Wednesday, 23 January 2013

Pesto Chicken with Tomato and Mozza

I was looking for things to do with the recent pesto recipe I made and I got an idea from this recipe on Skinnytaste. I like to cook healthy, but I also prefer breaded chicken over unbreaded, so I  whipped up my own version! Turned out great!

2 Boneless, skinless chicken breasts
1/4 cup pesto
2/3 cup shredded mozza cheese
4 slices of tomato
2/3 cup panko breadcrumbs
2 tbsp parmesan cheese
salt and pepper to taste
sprinkle of oregano
1 egg, well beaten

Preheat the oven to 400 F.

Mix together the panko breadcrumbs, parm cheese, salt, pepper and oregano in a shallow dish.

Coat the chicken breast in egg and dip in the panko breadcrumb mixture coating well on all sides. Lay on baking sheet.

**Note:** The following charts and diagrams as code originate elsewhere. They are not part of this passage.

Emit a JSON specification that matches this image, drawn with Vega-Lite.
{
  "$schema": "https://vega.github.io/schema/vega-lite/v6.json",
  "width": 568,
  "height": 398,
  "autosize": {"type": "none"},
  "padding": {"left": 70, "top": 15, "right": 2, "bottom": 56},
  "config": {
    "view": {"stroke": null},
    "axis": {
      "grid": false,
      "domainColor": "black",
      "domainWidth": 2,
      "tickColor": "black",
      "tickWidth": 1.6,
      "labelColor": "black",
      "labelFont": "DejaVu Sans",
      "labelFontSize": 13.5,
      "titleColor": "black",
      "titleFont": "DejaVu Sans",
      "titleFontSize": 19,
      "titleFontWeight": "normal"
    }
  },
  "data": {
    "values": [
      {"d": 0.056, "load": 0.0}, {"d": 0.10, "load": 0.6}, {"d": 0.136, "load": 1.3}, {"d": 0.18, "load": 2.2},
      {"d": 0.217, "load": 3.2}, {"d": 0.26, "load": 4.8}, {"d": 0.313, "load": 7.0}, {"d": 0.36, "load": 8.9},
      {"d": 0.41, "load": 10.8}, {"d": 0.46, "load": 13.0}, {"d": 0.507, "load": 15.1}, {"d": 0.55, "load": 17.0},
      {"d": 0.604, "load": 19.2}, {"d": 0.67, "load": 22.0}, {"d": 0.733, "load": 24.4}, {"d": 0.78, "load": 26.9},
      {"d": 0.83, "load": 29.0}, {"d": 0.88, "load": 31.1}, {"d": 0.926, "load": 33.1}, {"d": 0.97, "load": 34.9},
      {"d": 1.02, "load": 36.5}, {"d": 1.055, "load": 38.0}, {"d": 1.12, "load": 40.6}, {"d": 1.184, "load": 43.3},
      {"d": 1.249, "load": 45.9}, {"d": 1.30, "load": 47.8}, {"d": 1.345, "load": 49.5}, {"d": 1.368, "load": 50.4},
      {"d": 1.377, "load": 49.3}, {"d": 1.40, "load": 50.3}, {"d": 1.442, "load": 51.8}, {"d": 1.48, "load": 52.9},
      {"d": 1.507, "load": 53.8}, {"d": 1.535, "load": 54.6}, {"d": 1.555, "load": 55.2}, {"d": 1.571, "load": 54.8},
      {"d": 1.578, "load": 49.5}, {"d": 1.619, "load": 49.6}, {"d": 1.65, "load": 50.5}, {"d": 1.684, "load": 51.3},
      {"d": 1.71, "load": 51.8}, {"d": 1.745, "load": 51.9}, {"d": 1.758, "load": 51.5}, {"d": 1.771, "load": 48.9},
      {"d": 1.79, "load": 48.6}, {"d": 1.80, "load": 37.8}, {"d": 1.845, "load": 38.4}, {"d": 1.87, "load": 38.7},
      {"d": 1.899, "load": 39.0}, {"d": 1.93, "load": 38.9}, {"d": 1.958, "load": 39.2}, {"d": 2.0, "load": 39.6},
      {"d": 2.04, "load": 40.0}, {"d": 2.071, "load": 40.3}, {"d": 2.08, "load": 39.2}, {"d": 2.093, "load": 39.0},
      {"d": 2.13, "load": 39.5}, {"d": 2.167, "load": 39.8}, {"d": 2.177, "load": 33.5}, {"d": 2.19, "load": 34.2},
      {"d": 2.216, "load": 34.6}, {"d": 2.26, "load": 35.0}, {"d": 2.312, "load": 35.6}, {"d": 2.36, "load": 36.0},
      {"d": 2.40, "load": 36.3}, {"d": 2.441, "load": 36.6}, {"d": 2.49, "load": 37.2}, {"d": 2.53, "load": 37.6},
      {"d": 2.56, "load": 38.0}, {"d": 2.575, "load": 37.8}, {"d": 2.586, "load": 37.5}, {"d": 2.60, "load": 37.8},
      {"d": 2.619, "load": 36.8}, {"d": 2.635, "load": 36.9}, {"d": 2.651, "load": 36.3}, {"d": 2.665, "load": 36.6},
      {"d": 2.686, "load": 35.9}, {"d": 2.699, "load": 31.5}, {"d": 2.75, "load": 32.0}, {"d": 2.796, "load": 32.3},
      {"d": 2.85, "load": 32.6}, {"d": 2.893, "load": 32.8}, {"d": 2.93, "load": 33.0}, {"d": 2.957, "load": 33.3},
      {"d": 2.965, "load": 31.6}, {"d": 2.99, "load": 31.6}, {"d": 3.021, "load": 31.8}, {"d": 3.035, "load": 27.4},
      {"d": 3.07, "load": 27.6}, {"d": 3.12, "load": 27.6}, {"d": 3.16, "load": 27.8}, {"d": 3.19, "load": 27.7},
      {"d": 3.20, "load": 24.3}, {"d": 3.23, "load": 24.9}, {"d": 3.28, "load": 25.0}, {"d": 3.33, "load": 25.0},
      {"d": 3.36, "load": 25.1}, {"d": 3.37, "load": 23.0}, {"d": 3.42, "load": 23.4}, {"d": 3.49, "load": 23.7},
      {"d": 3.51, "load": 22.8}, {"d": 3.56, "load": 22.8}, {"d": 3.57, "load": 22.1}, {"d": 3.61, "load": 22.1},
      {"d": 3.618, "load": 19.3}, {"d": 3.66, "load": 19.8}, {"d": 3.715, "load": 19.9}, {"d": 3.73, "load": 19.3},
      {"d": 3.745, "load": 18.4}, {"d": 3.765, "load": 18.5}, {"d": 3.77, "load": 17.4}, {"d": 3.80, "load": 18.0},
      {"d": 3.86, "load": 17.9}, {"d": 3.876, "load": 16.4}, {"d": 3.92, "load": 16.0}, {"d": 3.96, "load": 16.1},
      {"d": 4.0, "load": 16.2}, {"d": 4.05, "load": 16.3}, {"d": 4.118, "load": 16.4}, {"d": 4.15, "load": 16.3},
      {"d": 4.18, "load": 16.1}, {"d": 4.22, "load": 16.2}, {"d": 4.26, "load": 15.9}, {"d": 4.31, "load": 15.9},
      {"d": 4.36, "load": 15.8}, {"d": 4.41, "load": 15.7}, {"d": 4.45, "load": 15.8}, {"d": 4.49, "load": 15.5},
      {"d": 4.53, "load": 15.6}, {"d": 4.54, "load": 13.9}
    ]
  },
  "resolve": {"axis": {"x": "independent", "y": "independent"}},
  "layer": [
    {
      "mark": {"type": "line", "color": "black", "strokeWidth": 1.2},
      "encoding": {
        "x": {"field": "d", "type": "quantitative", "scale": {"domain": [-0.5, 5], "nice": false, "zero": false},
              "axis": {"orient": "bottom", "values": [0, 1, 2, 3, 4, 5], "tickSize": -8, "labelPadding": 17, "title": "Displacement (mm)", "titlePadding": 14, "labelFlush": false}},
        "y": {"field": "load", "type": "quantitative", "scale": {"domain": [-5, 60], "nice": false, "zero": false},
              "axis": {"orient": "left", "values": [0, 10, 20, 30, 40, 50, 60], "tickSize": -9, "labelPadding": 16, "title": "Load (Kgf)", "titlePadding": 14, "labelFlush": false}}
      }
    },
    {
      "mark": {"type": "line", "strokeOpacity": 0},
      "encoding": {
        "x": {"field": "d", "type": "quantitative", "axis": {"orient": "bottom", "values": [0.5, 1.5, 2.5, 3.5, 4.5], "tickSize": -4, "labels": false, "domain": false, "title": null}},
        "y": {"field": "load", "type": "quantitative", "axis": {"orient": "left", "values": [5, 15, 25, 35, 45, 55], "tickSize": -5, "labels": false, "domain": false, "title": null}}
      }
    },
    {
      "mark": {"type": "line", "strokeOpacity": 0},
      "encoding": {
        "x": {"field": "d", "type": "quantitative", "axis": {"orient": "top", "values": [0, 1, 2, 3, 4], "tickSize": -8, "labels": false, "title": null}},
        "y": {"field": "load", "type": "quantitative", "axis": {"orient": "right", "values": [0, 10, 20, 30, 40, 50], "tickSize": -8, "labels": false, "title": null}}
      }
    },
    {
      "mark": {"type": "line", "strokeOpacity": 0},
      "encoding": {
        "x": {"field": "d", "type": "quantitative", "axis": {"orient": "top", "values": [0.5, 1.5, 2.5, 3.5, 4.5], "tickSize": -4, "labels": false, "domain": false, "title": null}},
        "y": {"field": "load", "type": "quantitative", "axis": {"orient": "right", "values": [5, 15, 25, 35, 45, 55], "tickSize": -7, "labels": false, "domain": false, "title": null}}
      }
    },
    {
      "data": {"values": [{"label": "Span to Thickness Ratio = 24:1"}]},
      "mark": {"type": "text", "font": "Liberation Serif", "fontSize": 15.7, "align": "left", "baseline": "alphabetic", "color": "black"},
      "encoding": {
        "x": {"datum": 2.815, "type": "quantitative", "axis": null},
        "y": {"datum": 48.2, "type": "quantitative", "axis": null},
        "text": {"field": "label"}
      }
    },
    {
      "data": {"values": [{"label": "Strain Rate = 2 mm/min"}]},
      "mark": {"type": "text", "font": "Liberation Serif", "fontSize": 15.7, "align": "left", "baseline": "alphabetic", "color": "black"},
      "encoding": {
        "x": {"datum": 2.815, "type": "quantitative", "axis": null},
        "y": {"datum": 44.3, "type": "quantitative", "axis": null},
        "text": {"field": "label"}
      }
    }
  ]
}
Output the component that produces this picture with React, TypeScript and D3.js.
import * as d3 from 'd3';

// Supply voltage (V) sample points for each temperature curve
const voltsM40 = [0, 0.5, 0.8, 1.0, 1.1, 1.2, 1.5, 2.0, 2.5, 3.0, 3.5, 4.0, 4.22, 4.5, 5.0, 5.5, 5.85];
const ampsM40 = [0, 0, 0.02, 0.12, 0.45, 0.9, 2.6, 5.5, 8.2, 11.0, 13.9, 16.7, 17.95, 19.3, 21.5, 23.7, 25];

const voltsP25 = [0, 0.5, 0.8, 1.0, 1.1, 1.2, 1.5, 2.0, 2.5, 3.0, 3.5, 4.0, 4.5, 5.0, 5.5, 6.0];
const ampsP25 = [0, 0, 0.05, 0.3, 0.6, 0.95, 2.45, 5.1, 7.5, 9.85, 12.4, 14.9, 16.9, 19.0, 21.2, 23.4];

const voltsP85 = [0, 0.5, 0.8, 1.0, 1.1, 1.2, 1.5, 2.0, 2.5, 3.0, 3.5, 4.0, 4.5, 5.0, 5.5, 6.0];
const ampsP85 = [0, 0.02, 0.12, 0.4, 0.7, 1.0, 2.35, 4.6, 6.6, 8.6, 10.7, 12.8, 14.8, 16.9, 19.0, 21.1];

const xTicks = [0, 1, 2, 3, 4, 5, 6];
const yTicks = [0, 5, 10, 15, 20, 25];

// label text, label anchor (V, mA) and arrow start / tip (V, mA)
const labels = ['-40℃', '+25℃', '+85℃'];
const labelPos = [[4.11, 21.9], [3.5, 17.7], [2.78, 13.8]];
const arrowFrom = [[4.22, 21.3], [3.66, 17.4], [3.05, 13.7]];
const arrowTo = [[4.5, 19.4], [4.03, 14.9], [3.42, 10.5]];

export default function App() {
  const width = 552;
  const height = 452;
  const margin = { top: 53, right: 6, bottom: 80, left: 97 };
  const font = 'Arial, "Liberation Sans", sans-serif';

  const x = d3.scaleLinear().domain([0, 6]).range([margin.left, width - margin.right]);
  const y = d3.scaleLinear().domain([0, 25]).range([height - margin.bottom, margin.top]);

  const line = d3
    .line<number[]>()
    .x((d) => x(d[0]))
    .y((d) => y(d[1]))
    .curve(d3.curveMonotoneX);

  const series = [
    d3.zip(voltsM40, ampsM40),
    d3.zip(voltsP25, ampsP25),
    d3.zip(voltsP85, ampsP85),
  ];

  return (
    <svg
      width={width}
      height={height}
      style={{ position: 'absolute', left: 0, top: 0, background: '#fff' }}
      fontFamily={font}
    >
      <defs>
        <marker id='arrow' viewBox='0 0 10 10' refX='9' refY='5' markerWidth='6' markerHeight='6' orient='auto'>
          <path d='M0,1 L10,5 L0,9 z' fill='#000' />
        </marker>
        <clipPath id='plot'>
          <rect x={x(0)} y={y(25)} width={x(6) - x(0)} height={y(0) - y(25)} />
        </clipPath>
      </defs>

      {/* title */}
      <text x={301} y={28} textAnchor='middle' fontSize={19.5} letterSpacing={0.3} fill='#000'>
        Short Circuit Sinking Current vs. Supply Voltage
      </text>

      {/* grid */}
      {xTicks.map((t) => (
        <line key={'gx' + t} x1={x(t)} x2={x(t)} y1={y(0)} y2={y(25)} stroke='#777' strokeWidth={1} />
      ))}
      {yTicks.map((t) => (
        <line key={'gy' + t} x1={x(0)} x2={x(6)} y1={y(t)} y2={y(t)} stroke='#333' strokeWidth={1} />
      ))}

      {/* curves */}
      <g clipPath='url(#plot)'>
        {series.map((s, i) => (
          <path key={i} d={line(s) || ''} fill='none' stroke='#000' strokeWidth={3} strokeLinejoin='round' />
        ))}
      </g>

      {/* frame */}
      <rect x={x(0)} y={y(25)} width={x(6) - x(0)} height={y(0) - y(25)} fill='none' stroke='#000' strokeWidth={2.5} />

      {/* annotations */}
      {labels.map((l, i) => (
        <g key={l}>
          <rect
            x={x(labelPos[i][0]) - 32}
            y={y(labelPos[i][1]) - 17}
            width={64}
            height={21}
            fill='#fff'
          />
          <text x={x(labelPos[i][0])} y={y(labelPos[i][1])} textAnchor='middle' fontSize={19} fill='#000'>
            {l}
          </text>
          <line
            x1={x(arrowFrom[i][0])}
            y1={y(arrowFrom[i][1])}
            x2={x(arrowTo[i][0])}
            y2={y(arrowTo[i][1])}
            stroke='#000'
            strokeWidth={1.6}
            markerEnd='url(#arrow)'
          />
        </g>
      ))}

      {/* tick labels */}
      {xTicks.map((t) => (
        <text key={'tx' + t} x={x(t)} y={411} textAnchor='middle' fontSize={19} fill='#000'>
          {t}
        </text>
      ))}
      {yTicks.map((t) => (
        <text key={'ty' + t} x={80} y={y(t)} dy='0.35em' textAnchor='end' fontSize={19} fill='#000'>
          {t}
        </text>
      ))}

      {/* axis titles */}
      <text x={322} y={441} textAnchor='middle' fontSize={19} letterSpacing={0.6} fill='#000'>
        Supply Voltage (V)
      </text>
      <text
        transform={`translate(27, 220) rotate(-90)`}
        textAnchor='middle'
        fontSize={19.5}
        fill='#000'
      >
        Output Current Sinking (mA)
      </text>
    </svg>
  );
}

Bake chicken for about 30 - 35 minutes or until no longer pink inside.

Take chicken out of the oven, quickly drop 2 tbsp of pesto on each chicken breast, top with 2 slices of tomato and 1/3 cup shredded mozza. Then pop back into the oven for another 5 minutes.

Easy as that!!! Serve up alongside your favorite veggies or pasta.